習国家主席が訪問、10分野からなる共同声明発表

(アラブ首長国連邦、中国)

ドバイ発

2018年07月31日

中国の習近平国家主席が中東・アフリカ諸国歴訪の最初の訪問国として、7月19日から21日、アラブ首長国連邦(UAE)を訪問した。中国国家主席の訪問は29年ぶり。UAE側はさまざまな文化イベントを含む中国ウイークを開催、記念切手を発行するなどして歓迎した。約1週間前に訪問が発表されて以降、メディアが連日大きく報道するなど、関心の高さをうかがわせた。

習国家主席とムハンマド・ビン・ラーシド・アール・マクトゥームUAE副大統領兼首相兼ドバイ首長、ムハンマド・ビン・ザーイド・アール・ナヒヤーン・アブダビ皇太子との会談では、両国関係を多分野にわたり強化していくことと、国際的、地域的な共通関心事項に取り組むことで合意した。両国共通の関心事項の達成に向けた持続可能な貿易・投資関係の構築のため、「一帯一路」構想の中で協力を深化していくことを強調し、10分野からなる共同声明を発表した(表参照)。

表 共同声明の10分野

また、3者立ち会いの下、エネルギー、eコマース、農業・農林畜産品の卸売り、税関、金融、太陽光発電プロジェクトなどに関する13の覚書が交わされた。そのうち、シルクロード・イニシアチブおよび21世紀の海のシルクロード・イニシアチブについての協力に関する覚書には、ジャーベル国務相兼アブダビ国営石油会社(ADNOC)総裁と何立峰・中国国家発展改革委員会主任が署名した。また、一帯一路構想の枠組みの中での産業力協力に対する金融サービスやイノベーションについての覚書には、アブダビの金融フリーゾーンであるアブダビ・グローバル・マーケットと中国江蘇国際経済技術合作が署名した。

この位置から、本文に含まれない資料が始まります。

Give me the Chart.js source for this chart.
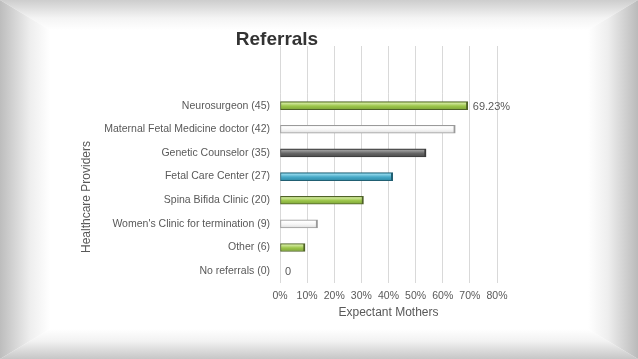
<!DOCTYPE html>
<html>
<head>
<meta charset="utf-8">
<script src="https://cdn.jsdelivr.net/npm/chart.js@4"></script>
<style>
  html, body { margin: 0; padding: 0; }
  body { width: 638px; height: 359px; position: relative; overflow: hidden; background: #fff; font-family: "Liberation Sans", Arial, sans-serif; }
  .edge { position: absolute; }
  #edgeTop { left: 0; top: 0; width: 638px; height: 30px; background: linear-gradient(to bottom, #cdcdcd, #f4f4f4 60%, #fff);
             clip-path: polygon(0 0, 638px 0, 588px 30px, 50px 30px); }
  #edgeBottom { left: 0; bottom: 0; width: 638px; height: 30px; background: linear-gradient(to top, #c6c6c6, #f2f2f2 60%, #fff);
             clip-path: polygon(50px 0, 588px 0, 638px 30px, 0 30px); }
  #edgeLeft { left: 0; top: 0; width: 50px; height: 359px; background: linear-gradient(to right, #bdbdbd, #eeeeee 60%, #fff);
             clip-path: polygon(0 0, 50px 30px, 50px 329px, 0 359px); }
  #edgeRight { right: 0; top: 0; width: 50px; height: 359px; background: linear-gradient(to left, #bababa, #eeeeee 60%, #fff);
             clip-path: polygon(0 30px, 50px 0, 50px 359px, 0 329px); }
  #wrap { position: absolute; left: 0; top: 0; width: 554px; height: 359px; }
</style>
</head>
<body>
<div class="edge" id="edgeTop"></div>
<div class="edge" id="edgeBottom"></div>
<div class="edge" id="edgeLeft"></div>
<div class="edge" id="edgeRight"></div>
<div id="wrap"><canvas id="refChart" width="554" height="359"></canvas></div>
<script>
const categories = [
    'Neurosurgeon (45)',
    'Maternal Fetal Medicine doctor (42)',
    'Genetic Counselor (35)',
    'Fetal Care Center (27)',
    'Spina Bifida Clinic (20)',
    "Women's Clinic for termination (9)",
    'Other (6)',
    'No referrals (0)'
];
const percentages = [69.23, 64.62, 53.85, 41.54, 30.77, 13.85, 9.23, 0];
const tickLabels = ['0%', '10%', '20%', '30%', '40%', '50%', '60%', '70%', '80%'];
const labeledBars = [0, 7];

// light, mid, dark, border
const paletas = {
    verde:  ['#cfe69a', '#9cc64a', '#7ea43a', '#4f6228'],
    blanco: ['#ffffff', '#f6f6f6', '#dedede', '#9a9a9a'],
    gris:   ['#9a9a9a', '#666666', '#4a4a4a', '#3a3a3a'],
    azul:   ['#8fd6ea', '#48aac8', '#2f8aa6', '#215f72']
};
const barColors = ['verde', 'blanco', 'gris', 'azul', 'verde', 'blanco', 'verde', 'verde'];

const gridColor = '#d9d9d9';
const textColor = '#595959';
const fuente = '"Liberation Sans", Arial, sans-serif';

function relleno(ctx) {
    const p = paletas[barColors[ctx.dataIndex]] || paletas.verde;
    const y = ctx.chart.scales.y;
    if (!y || ctx.dataIndex === undefined) return p[1];
    const py = y.getPixelForValue(ctx.dataIndex);
    if (!isFinite(py)) return p[1];
    const g = ctx.chart.ctx.createLinearGradient(0, py - 4, 0, py + 4);
    g.addColorStop(0, p[2]);
    g.addColorStop(0.2, p[0]);
    g.addColorStop(0.55, p[1]);
    g.addColorStop(1, p[2]);
    return g;
}

const gridArriba = {
    id: 'gridArriba',
    beforeDatasetsDraw(chart) {
        const { ctx, chartArea, scales } = chart;
        ctx.save();
        ctx.strokeStyle = gridColor;
        ctx.lineWidth = 1;
        scales.x.ticks.forEach(t => {
            const px = Math.round(scales.x.getPixelForValue(t.value) - 0.5) + 0.5;
            ctx.beginPath();
            ctx.moveTo(px, 46);
            ctx.lineTo(px, chartArea.top);
            ctx.stroke();
        });
        // titulo del eje vertical
        ctx.fillStyle = textColor;
        ctx.font = '12px ' + fuente;
        ctx.textAlign = 'center';
        ctx.textBaseline = 'middle';
        ctx.translate(87, 197);
        ctx.rotate(-Math.PI / 2);
        ctx.fillText('Healthcare Providers', 0, 0);
        ctx.restore();
    }
};

const etiquetas = {
    id: 'etiquetas',
    afterDatasetsDraw(chart) {
        const { ctx } = chart;
        const meta = chart.getDatasetMeta(0);
        ctx.save();
        ctx.fillStyle = textColor;
        ctx.font = '11px ' + fuente;
        ctx.textBaseline = 'middle';
        ctx.textAlign = 'left';
        labeledBars.forEach(i => {
            const bar = meta.data[i];
            const v = percentages[i];
            const txt = v === 0 ? '0' : v.toFixed(2) + '%';
            ctx.fillText(txt, bar.x + 5, bar.y + 1);
        });
        ctx.restore();
    }
};

const ctx = document.getElementById('refChart').getContext('2d');
const refChart = new Chart(ctx, {
    type: 'bar',
    data: {
        labels: categories,
        datasets: [{
            data: percentages,
            backgroundColor: relleno,
            borderColor: c => (paletas[barColors[c.dataIndex]] || paletas.verde)[3],
            borderWidth: { top: 1, bottom: 1, left: 1, right: 2 },
            borderSkipped: false,
            barThickness: 8
        }]
    },
    options: {
        indexAxis: 'y',
        responsive: false,
        animation: false,
        layout: { padding: { left: 57, right: 57, top: 0, bottom: 39 } },
        plugins: {
            legend: { display: false },
            tooltip: { enabled: false },
            title: {
                display: true,
                text: 'Referrals',
                color: '#333333',
                font: { family: fuente, size: 19, weight: 'bold' },
                padding: { top: 28, bottom: 43 }
            }
        },
        scales: {
            x: {
                min: 0,
                max: 80,
                afterFit(scale) { scale.height = 37; },
                ticks: {
                    stepSize: 10,
                    color: textColor,
                    padding: 7,
                    font: { family: fuente, size: 10.5 },
                    callback: (v, i) => tickLabels[i]
                },
                grid: { color: gridColor, drawTicks: false },
                border: { display: false },
                title: {
                    display: true,
                    text: 'Expectant Mothers',
                    color: textColor,
                    font: { family: fuente, size: 12 },
                    padding: { top: 4, bottom: 0 }
                }
            },
            y: {
                afterFit(scale) { scale.width = 223; },
                ticks: {
                    color: textColor,
                    padding: 2,
                    font: { family: fuente, size: 10.5 }
                },
                grid: { display: false },
                border: { display: false },
                title: { display: false }
            }
        }
    },
    plugins: [gridArriba, etiquetas]
});
</script>
</body>
</html>
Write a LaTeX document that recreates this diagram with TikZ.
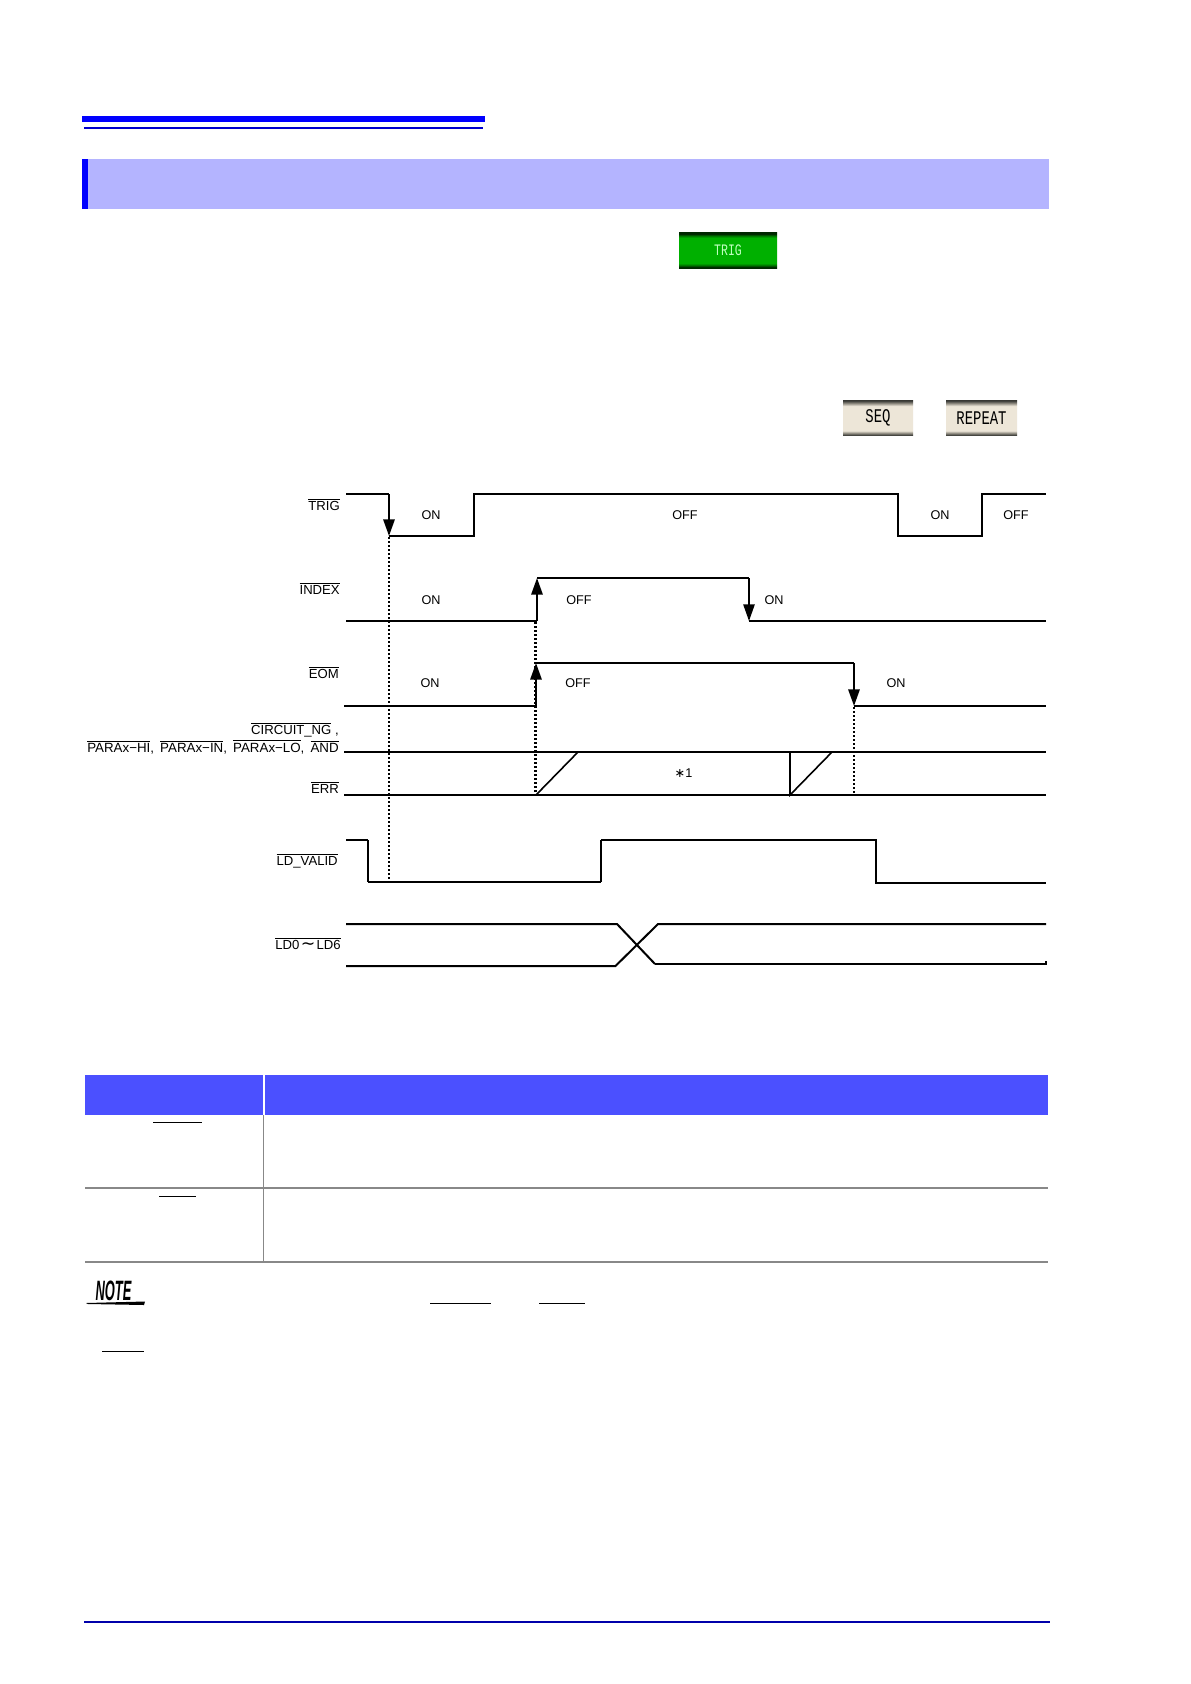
\documentclass[tikz,border=0pt]{standalone}
\usepackage{fontspec}
\setmainfont{Liberation Sans}
\newfontfamily\btnfont[FakeStretch=0.72]{Liberation Mono}
\newfontfamily\notefont[FakeStretch=0.46]{Liberation Sans}
\newfontfamily\symfont{DejaVu Sans}
\usetikzlibrary{arrows.meta}
\definecolor{pageblue}{HTML}{0000FF}
\definecolor{thinblue}{HTML}{0000CC}
\definecolor{bandblue}{HTML}{B4B4FF}
\definecolor{headblue}{HTML}{4B50FF}
\definecolor{rulegray}{HTML}{888888}
\definecolor{footblue}{HTML}{0000AA}
\definecolor{beige}{HTML}{EDE6D8}
\definecolor{btngreen}{HTML}{00B000}
\definecolor{btnmid}{HTML}{007000}
\definecolor{btndark}{HTML}{002800}
\definecolor{bgdark}{HTML}{3A3A36}
\definecolor{bgmid}{HTML}{8C887E}
% TikZ fits the middle 50bp of a 100bp shading to the path, so stops run from 25bp to 75bp
\pgfdeclareverticalshading{grnbtn}{100bp}{color(0bp)=(btndark);color(26.5bp)=(btndark);color(29bp)=(btnmid);color(32bp)=(btngreen);color(68bp)=(btngreen);color(71bp)=(btnmid);color(73.5bp)=(btndark);color(100bp)=(btndark)}
\pgfdeclareverticalshading{bgbtn}{100bp}{color(0bp)=(bgdark);color(25.5bp)=(bgdark);color(28.5bp)=(bgmid);color(32bp)=(beige);color(67bp)=(beige);color(71bp)=(bgmid);color(74.5bp)=(bgdark);color(100bp)=(bgdark)}
\newcommand{\ovl}[1]{\leavevmode\vbox{\hrule height .75pt\kern 1pt\hbox{#1}}}
\tikzset{
  sig/.style={line width=1.2pt,line join=miter},
  thick sig/.style={line width=1.5pt,line join=miter},
  dots/.style={line width=1.6pt,dash pattern=on 1.5pt off 1.5pt},
  edgearrow/.style={-{Triangle[length=12.5pt,width=8.5pt]}},
  lbl/.style={inner sep=0pt,font=\fontsize{9.5pt}{11pt}\selectfont},
  sname/.style={inner sep=0pt,anchor=base east,font=\fontsize{9.85pt}{12pt}\selectfont},
  btn/.style={inner sep=0pt,minimum width=#1*.75pt,minimum height=26.5pt},
  over/.style={line width=.75pt}
}
\begin{document}
\begin{tikzpicture}[x=.75pt,y=-.75pt]
\useasboundingbox (0,0) rectangle (1190,1684);
\fill[white] (0,0) rectangle (1190,1684);
% page header
\fill[pageblue] (82,116) rectangle (485,122);
\fill[thinblue] (84,127) rectangle (483,129);
\fill[bandblue] (82,159) rectangle (1049,209);
\fill[pageblue] (82,159) rectangle (88,209);
% buttons
\node[btn=98,shade,shading=grnbtn,text=green!25!white] (trigbtn) at (728,250.5) {\btnfont\fontsize{12pt}{13pt}\selectfont TRIG};
\node[btn=70,shade,shading=bgbtn] (seqbtn) at (878,418) {\btnfont\fontsize{14.5pt}{15pt}\selectfont\raisebox{-1.4pt}{SEQ}};
\node[btn=71,shade,shading=bgbtn] (repbtn) at (981.5,418) {\btnfont\fontsize{14.5pt}{15pt}\selectfont REPEAT};
% signal names
\node[sname] (nTRIG) at (340,510) {\ovl{TRIG}};
\node[sname] (nINDEX) at (340,594) {\ovl{INDEX}};
\node[sname] (nEOM) at (339,678) {\ovl{EOM}};
\node[sname] (nCIRC) at (339,734) {\ovl{CIRCUIT\_NG}\ ,};
\node[sname,font=\fontsize{10pt}{12pt}\selectfont] (nPARA) at (339,752) {\ovl{PARAx−HI},\kern 4.6pt\ovl{PARAx−IN},\kern 4.6pt\ovl{PARAx−LO},\kern 4.6pt\ovl{AND}};
\node[sname] (nERR) at (339,793) {\ovl{ERR}};
\node[sname] (nVALID) at (338,865) {\ovl{LD\_VALID}};
\node[sname] (nLD) at (341,949) {\ovl{LD0\kern1pt{\symfont\fontsize{13pt}{13pt}\selectfont∼}\kern1pt LD6}};
% TRIG
\draw[thick sig] (346,494) -- (389,494);
\draw[thick sig,edgearrow] (389,494) -- (389,536);
\draw[thick sig] (389,536) -- (474,536) -- (474,494) -- (898,494) -- (898,536) -- (982,536) -- (982,494) -- (1046,494);
% INDEX
\draw[sig] (346,621) -- (537,621);
\draw[thick sig,edgearrow] (537,621) -- (537,578);
\draw[sig] (537,578) -- (749,578);
\draw[sig,edgearrow] (749,578) -- (749,621);
\draw[sig] (749,621) -- (1046,621);
% EOM
\draw[sig] (344,706) -- (536,706);
\draw[thick sig,edgearrow] (536,706) -- (536,663);
\draw[sig] (536,663) -- (854,663);
\draw[thick sig,edgearrow] (854,663) -- (854,706);
\draw[sig] (854,706) -- (1046,706);
% judgment outputs
\draw[sig] (344,752) -- (1046,752);
\draw[sig] (344,795) -- (1046,795);
\draw[sig] (536,795) -- (578,752);
\draw[sig] (790,752) -- (790,795) -- (832,752);
% LD_VALID
\draw[sig] (346,840) -- (368,840);
\draw[thick sig] (368,840) -- (368,882);
\draw[sig] (368,882) -- (601,882);
\draw[thick sig] (601,882) -- (601,840);
\draw[sig] (601,840) -- (876,840) -- (876,883) -- (1046,883);
% LD0-LD6
\draw[thick sig] (346,924) -- (617,924) -- (655,964);
\draw[sig] (655,964) -- (1046,964) -- (1046,961);
\draw[thick sig] (346,966) -- (615.5,966) -- (658,924) -- (1046,924);
% dotted guides
\draw[dots] (389,537) -- (389,881);
\draw[dots] (535.5,622) -- (535.5,795);
\draw[dots] (854,707) -- (854,795);
% state labels
\node[lbl] (l1) at (431,515.5) {ON};
\node[lbl] (l2) at (685,515.5) {OFF};
\node[lbl] (l3) at (940,515.5) {ON};
\node[lbl] (l4) at (1016,515.5) {OFF};
\node[lbl] (l5) at (431,600.5) {ON};
\node[lbl] (l6) at (579,600.5) {OFF};
\node[lbl] (l7) at (774,600.5) {ON};
\node[lbl] (l8) at (430,683) {ON};
\node[lbl] (l9) at (578,683) {OFF};
\node[lbl] (l10) at (896,683) {ON};
\node[lbl] (l11) at (683.5,773.5) {{\symfont∗}1};
% table
\fill[headblue] (85,1075) rectangle (263,1115);
\fill[headblue] (265,1075) rectangle (1048,1115);
\draw[rulegray,line width=.9pt] (263.5,1115) -- (263.5,1262);
\draw[rulegray,line width=.9pt] (85,1188) -- (1048,1188);
\draw[rulegray,line width=.9pt] (85,1262) -- (1048,1262);
\draw[over] (153,1122) -- (202,1122);
\draw[over] (159,1196) -- (195.5,1196);
% note
\node[inner sep=0pt,anchor=base] (notemark) at (113.5,1300) {\notefont\bfseries\itshape\fontsize{21pt}{22pt}\selectfont NOTE};
\fill[black] (86,1303) -- (145,1301.5) -- (144,1305) -- (88,1304) -- cycle;
\draw[over] (430,1303) -- (491,1303);
\draw[over] (539,1303) -- (585,1303);
\draw[over] (102,1351) -- (143.5,1351);
% footer
\draw[footblue,line width=1.5pt] (84,1622) -- (1050,1622);
\end{tikzpicture}
\end{document}
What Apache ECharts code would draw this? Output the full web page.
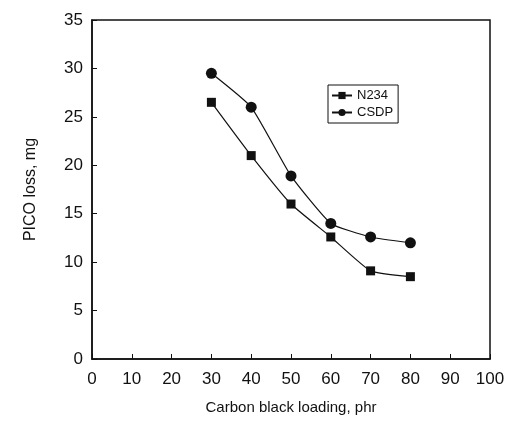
<!DOCTYPE html>
<html><head><meta charset="utf-8">
<script src="https://cdn.jsdelivr.net/npm/echarts@6/dist/echarts.min.js"></script>
<style>html,body{margin:0;padding:0;background:#fff}#c{width:531px;height:437px}</style>
</head><body><div id="c"></div>
<script>
const loading = [30, 40, 50, 60, 70, 80];
const n234 = [26.5, 21, 16, 12.6, 9.1, 8.5];
const csdp = [29.5, 26, 18.9, 14, 12.6, 12];
const xTicks = [0,10,20,30,40,50,60,70,80,90,100];
const yTicks = [0,5,10,15,20,25,30,35];

const chart = echarts.init(document.getElementById('c'), null, {renderer:'canvas'});
const font = 'Liberation Sans, Arial, sans-serif';
chart.setOption({
  animation: false,
  backgroundColor: '#fff',
  grid: {left: 92, right: 41, top: 20, bottom: 78, show: true, borderColor: '#111', borderWidth: 1.5, backgroundColor: 'transparent'},
  legend: {
    left: 328, top: 85, orient: 'vertical', itemGap: 4, itemWidth: 20, itemHeight: 9,
    padding: [4, 5, 4, 3],
    borderColor: '#111', borderWidth: 1,
    textStyle: {fontFamily: font, fontSize: 13, color: '#111'},
    data: ['N234', 'CSDP']
  },
  xAxis: {
    type: 'value', min: 0, max: 100, interval: 10,
    name: 'Carbon black loading, phr', nameLocation: 'middle', nameGap: 41,
    nameTextStyle: {fontFamily: font, fontSize: 15, color: '#111'},
    axisLine: {lineStyle: {color: '#111', width: 1.5}},
    axisTick: {inside: true, length: 5, lineStyle: {color: '#111'}},
    axisLabel: {fontFamily: font, fontSize: 17, color: '#111', margin: 12,
      formatter: v => xTicks.includes(v) ? String(v) : ''},
    splitLine: {show: false}
  },
  yAxis: {
    type: 'value', min: 0, max: 35, interval: 5,
    name: 'PICO loss, mg', nameLocation: 'middle', nameGap: 53,
    nameTextStyle: {fontFamily: font, fontSize: 16, color: '#111'},
    axisLine: {show: true, lineStyle: {color: '#111', width: 1.5}},
    axisTick: {show: true, inside: true, length: 5, lineStyle: {color: '#111'}},
    axisLabel: {fontFamily: font, fontSize: 17, color: '#111', margin: 9,
      formatter: v => yTicks.includes(v) ? String(v) : ''},
    splitLine: {show: false}
  },
  series: [
    {name: 'N234', type: 'line', smooth: 0.15, data: loading.map((x,i)=>[x, n234[i]]),
     symbol: 'rect', symbolSize: 9, itemStyle: {color: '#111'}, lineStyle: {color: '#111', width: 1.2}},
    {name: 'CSDP', type: 'line', smooth: 0.15, data: loading.map((x,i)=>[x, csdp[i]]),
     symbol: 'circle', symbolSize: 11, itemStyle: {color: '#111'}, lineStyle: {color: '#111', width: 1.2}}
  ]
});
</script></body></html>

さらに、習国家主席訪問に際して、官民のさまざまなプロジェクトが発表された。ドバイ政府系不動産開発企業エマールは、世界一高いビルを建てるとして注目されているドバイ中心部の開発地区に、中東最大のチャイナタウンを造ると発表した。また、ドバイ政府下の港湾運営企業DPワールドは浙江省コモディティシティグループと、運営するジュベル・アリ・フリーゾーン内に建設する卸・小売りエリア「トレーダーズ・マーケット」に関する協力について合意した。

UAE国営メディアは今回の訪問について、両国間の戦略的連携をさらに強化し、覚書やプロジェクトは一帯一路構想の実現に向けた土台となるだろうと報じている。